Google Earth 'ten Kınalı |
Kınalı diğer kardeşlerine göre çok daha dik yokuşlara sahip.
Ada çevresini asfalt yoldan tur olarak dönmek mümkün değil, ama sokaklarında
koşmak İstanbul’dan kaçıp gelince gayet dinlendirici olabilir. Vapurla ilk varılan,
dolayısıyla en yakın ada. Kınalı’nın bizi ilgilendirebilecek diğer bir özelliği
de koşu sonrası kendinizi denize atmak isterseniz hemen vapur iskelesinden iner
inmez göreceğiniz halk plajı.
Google Earth'ten Burgaz |
Burgaz asfalttan ayrılmadığınız
sürece eğim olarak daha sevimlidir, ne yazık ki tur olarak tamamlanabilecek bir
rotası bulunmaz.
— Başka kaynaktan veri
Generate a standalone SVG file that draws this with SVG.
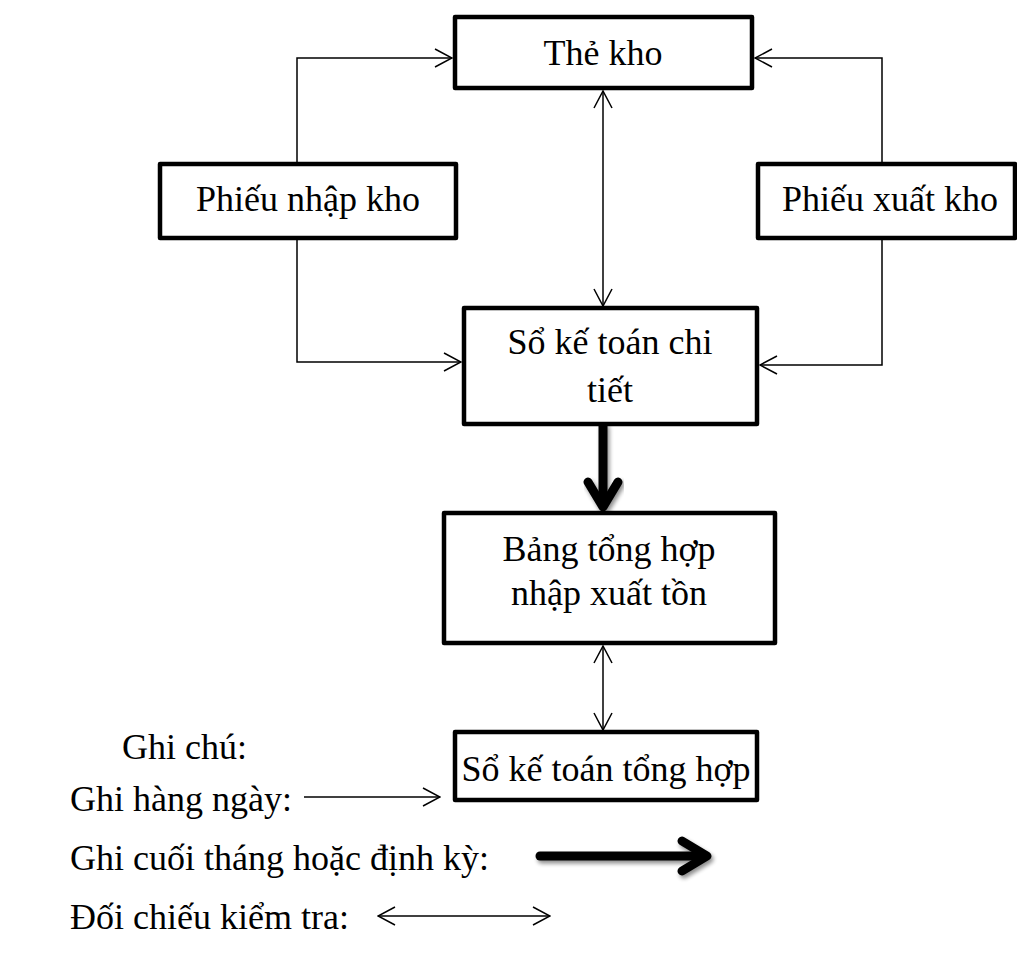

Asfalttan ulaşabileceğiniz en uç nokta Kalpazankaya,
sonrasında ya geri döneceksiniz ya da ormana dalıp yön bulma duygularını ile
turu tamamlayacaksınız. 2003 senesinde Burgaz ormanlarının tamamına yakını
yandı. Ağaçlandırma çalışmaları yapılmış olsa da bunca yıl sonra hala tek tük
çalıdan başka bir bitki yok tepelerde. Bu da adayı hem “küçük” gösteriyor, hem
de kurak ve sıcak bir iklime mecbur bırakıyor. Burgaz’ın en tepesine, Hristos’a
koşarak çıkabilir ve yangın yolarından oluşan 2.200m lik bir turu tekrarlayarak
koşabilirsiniz. Bu tur adanın çevresini döner ve açıdan adayı görme şansınız
olur.
Google Earth'ten Heybeli |
Heybeli asfalttan koşarak turlayabileceğiniz ve sakin bir
ada. Çarşıdan başlayan rotanın başı yokuşlu olsa da adanın arka taraflarında
güzel çam ağaçları altında sakin sakin koşma şansınız var. Bu sene” İstanbul 5
Days” oryantiring etkinliğinin bir ayağı Heybeli’de koşulmuştu, Caner’in yazısı
olayı ve adayı çok daha detaylı anlatmaya yardımcı olacaktır.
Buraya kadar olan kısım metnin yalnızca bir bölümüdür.